I’ve seen big-toe pain reduced through opposite thumb mobility. I’ve seen shoulder pain reduced through opposite hip mobility. Low-back pain may be eliminated through neck mobility drills. (This stuff is wild!)
Further, if either our visual or vestibular reflexes are faulty then the result may be joint pain. The nervous system is sending a message: Change something. Our eyes and inner-ear structures are the seats of very powerful forces. If these two mechanisms aren’t working together then the nervous system will perceive a threat. The nervous system can use pain to alert us to that threat. Addressing the visual and vestibular systems is vital if we’re combating chronic pain.

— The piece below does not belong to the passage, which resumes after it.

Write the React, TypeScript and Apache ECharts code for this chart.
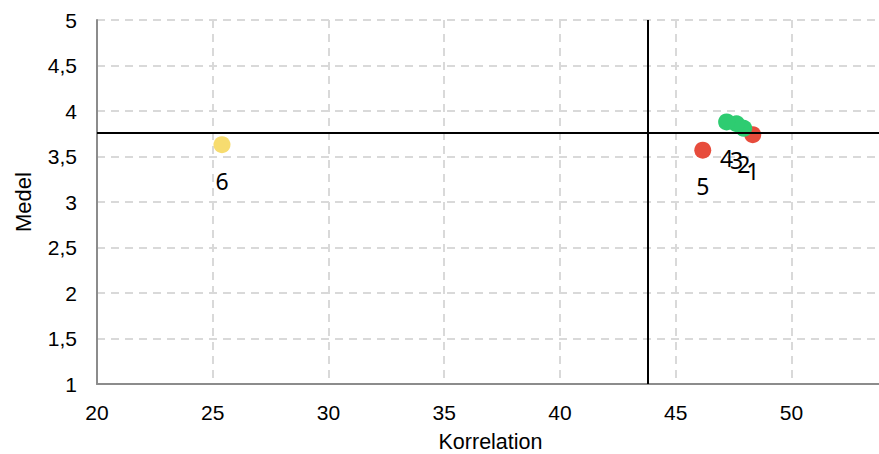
import React, { useEffect, useRef } from "react";
import * as echarts from "echarts";

const ids = ["1", "2", "3", "4", "5", "6"];
const korrelation = [48.33, 47.94, 47.63, 47.2, 46.17, 25.4];
const medel = [3.74, 3.81, 3.86, 3.88, 3.57, 3.63];
const status = ["red", "green", "green", "green", "red", "yellow"];
const xRefLine = 43.8;
const yRefLine = 3.76;

const statusColors: Record<string, string> = {
  red: "#E74C3C",
  green: "#2ECC71",
  yellow: "#F7DC6F",
};

export default function App() {
  const ref = useRef<HTMLDivElement>(null);
  useEffect(() => {
    if (!ref.current) return;
    const chart = echarts.init(ref.current, null, { renderer: "svg" });
    const fmt = (v: number) => String(v).replace(".", ",");
    chart.setOption({
      animation: false,
      grid: { left: 97, top: 20, bottom: 70, right: -5, containLabel: false, outerBoundsMode: "none" },
      xAxis: {
        type: "value",
        min: 20,
        max: 54,
        interval: 5,
        name: "Korrelation",
        nameLocation: "middle",
        nameGap: 47,
        nameTextStyle: { fontFamily: "Liberation Sans", fontSize: 21.5, color: "#000", lineHeight: 22 },
        axisLine: { show: true, lineStyle: { color: "#8c8c8c", width: 2 } },
        axisTick: { show: false },
        axisLabel: {
          fontFamily: "Liberation Sans",
          fontSize: 21,
          color: "#000",
          margin: 18,
          showMaxLabel: false,
          formatter: fmt,
        },
        splitLine: { show: true, lineStyle: { color: "#d9d9d9", width: 2, type: [8, 6] } },
      },
      yAxis: {
        type: "value",
        min: 1,
        max: 5,
        interval: 0.5,
        name: "Medel",
        nameLocation: "middle",
        nameGap: 63,
        nameTextStyle: { fontFamily: "Liberation Sans", fontSize: 22, color: "#000" },
        axisLine: { show: true, lineStyle: { color: "#8c8c8c", width: 2 } },
        axisTick: { show: false },
        axisLabel: {
          fontFamily: "Liberation Sans",
          fontSize: 21,
          color: "#000",
          margin: 20,
          formatter: fmt,
        },
        splitLine: { show: true, lineStyle: { color: "#d9d9d9", width: 2, type: [8, 6] } },
      },
      series: [
        {
          type: "scatter",
          data: [],
          z: 1,
          markLine: {
            silent: true,
            symbol: "none",
            label: { show: false },
            lineStyle: { color: "#000", width: 2, type: "solid" },
            data: [{ xAxis: xRefLine }, { yAxis: yRefLine }],
          },
        },
        {
          type: "scatter",
          z: 3,
          symbolSize: 17,
          data: ids.map((id, i) => ({
            name: id,
            value: [korrelation[i], medel[i]],
            itemStyle: { color: statusColors[status[i]], opacity: 1 },
          })),
          label: {
            show: true,
            position: "bottom",
            distance: 16,
            formatter: (p: any) => p.name,
            fontFamily: "Noto Sans",
            fontSize: 23,
            color: "#000",
          },
        },
      ],
    });
    return () => chart.dispose();
  }, []);
  return <div ref={ref} style={{ width: 879, height: 454, position: "absolute", left: 0, top: 0 }} />;
}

None of this obviates the need for other diagnostics. MRIs and X-Rays may indeed show structural problems contributing to pain. Various drugs may cause pain in some regions of the body. Some cholesterol meds may cause low-back and leg pain for instance. The main point here though is that pain is often a very complex issue, the causes of which may not be obvious. You can have power over your pain if you recognize how it works.